DESCRIPTION OF THE TASK
Lines that hold the word "this" should be located and copied.

Plotting code records:

----------------------------------------

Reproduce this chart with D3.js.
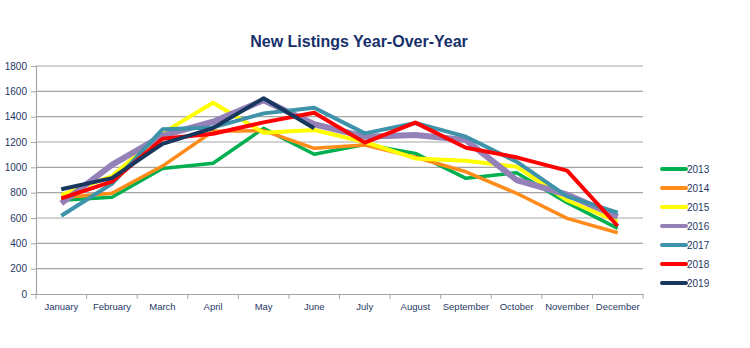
<!DOCTYPE html>
<html><head><meta charset="utf-8">
<script src="https://cdn.jsdelivr.net/npm/d3@7"></script>
<style>body{margin:0;background:#fff}</style>
</head><body>
<svg id="c" width="750" height="348"></svg>
<script>
const months = ["January","February","March","April","May","June","July","August","September","October","November","December"];
const yTicks = [0,200,400,600,800,1000,1200,1400,1600,1800];
const years = ["2013","2014","2015","2016","2017","2018","2019"];
const colors = ["#00B050","#FF8C1A","#FFFF00","#9481B8","#3E93AA","#FF0000","#17375E"];
const widths = [3.5,3.5,4,6,4,4,4];
const v2013 = [740,763,990,1032,1308,1103,1180,1110,913,958,720,518];
const v2014 = [760,795,1010,1285,1290,1150,1176,1080,965,795,597,484];
const v2015 = [780,930,1270,1510,1273,1295,1200,1070,1052,1005,740,571];
const v2016 = [715,1020,1250,1360,1530,1340,1242,1255,1215,900,785,610];
const v2017 = [618,870,1300,1315,1426,1471,1268,1350,1242,1045,770,642];
const v2018 = [755,887,1225,1265,1355,1431,1195,1353,1155,1079,974,537];
const v2019 = [827,915,1185,1310,1545,1308];
const series = [v2013,v2014,v2015,v2016,v2017,v2018,v2019];

const svg = d3.select("#c");
const L=36, R=643, T=66, B=294;
const x = d3.scaleBand().domain(months).range([L,R]);
const y = d3.scaleLinear().domain([0,1800]).range([B,T]);
const txt = "#1F3864";

svg.append("text").attr("x",359).attr("y",47).attr("text-anchor","middle")
  .attr("font-family","Liberation Sans, Arial, sans-serif").attr("font-weight","bold")
  .attr("font-size",16).attr("fill","#17306A").text("New Listings Year-Over-Year");

// grid
svg.append("g").selectAll("line").data(yTicks.slice(1)).join("line")
  .attr("x1",L).attr("x2",R).attr("y1",d=>y(d)).attr("y2",d=>y(d))
  .attr("stroke","#A6A6A6").attr("stroke-width",1.2);

const ya = svg.append("g").attr("transform",`translate(${L},0)`)
  .call(d3.axisLeft(y).tickValues(yTicks).tickFormat(d3.format("d")).tickSize(5).tickPadding(4));
ya.select(".domain").attr("stroke","#A6A6A6").attr("stroke-width",1.2);
ya.selectAll(".tick line").attr("stroke","#A6A6A6");
ya.selectAll("text").attr("fill",txt).attr("font-size",10).attr("font-family","Liberation Sans, Arial, sans-serif");

const xa = svg.append("g").attr("transform",`translate(0,${B})`)
  .call(d3.axisBottom(x).tickSize(0).tickPadding(9));
xa.select(".domain").attr("stroke","#A6A6A6").attr("stroke-width",1.2);
xa.selectAll("text").attr("fill",txt).attr("font-size",9.5).attr("font-family","Liberation Sans, Arial, sans-serif");
svg.append("g").selectAll("line").data(d3.range(13)).join("line")
  .attr("x1",i=>L+i*x.bandwidth()).attr("x2",i=>L+i*x.bandwidth())
  .attr("y1",B).attr("y2",B+5).attr("stroke","#A6A6A6");

const line = d3.line().x((d,i)=>x(months[i])+x.bandwidth()/2).y(d=>y(d));
series.forEach((s,k)=>{
  svg.append("path").datum(s).attr("d",line).attr("fill","none")
    .attr("stroke",colors[k]).attr("stroke-width",widths[k]).attr("stroke-linejoin","round");
});

const lg = svg.append("g");
years.forEach((yr,k)=>{
  const yy = 169 + k*19;
  lg.append("line").attr("x1",662).attr("x2",686).attr("y1",yy).attr("y2",yy)
    .attr("stroke",colors[k]).attr("stroke-width",4).attr("stroke-linecap","round");
  lg.append("text").attr("x",687).attr("y",yy+3.5).attr("fill",txt).attr("font-size",10)
    .attr("font-family","Liberation Sans, Arial, sans-serif").text(yr);
});
</script>
</body></html>
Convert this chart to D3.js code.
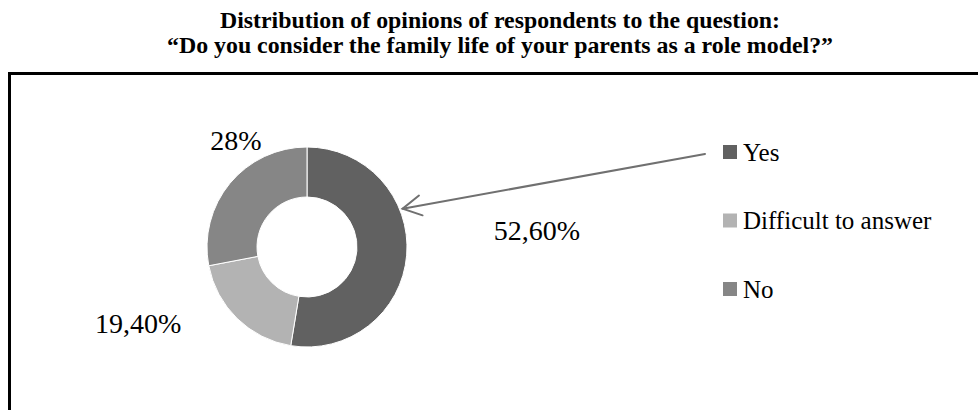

----------------------------------------

TASK SOLUTION
Reproduce this chart with D3.js.
Convert this chart to D3.js code.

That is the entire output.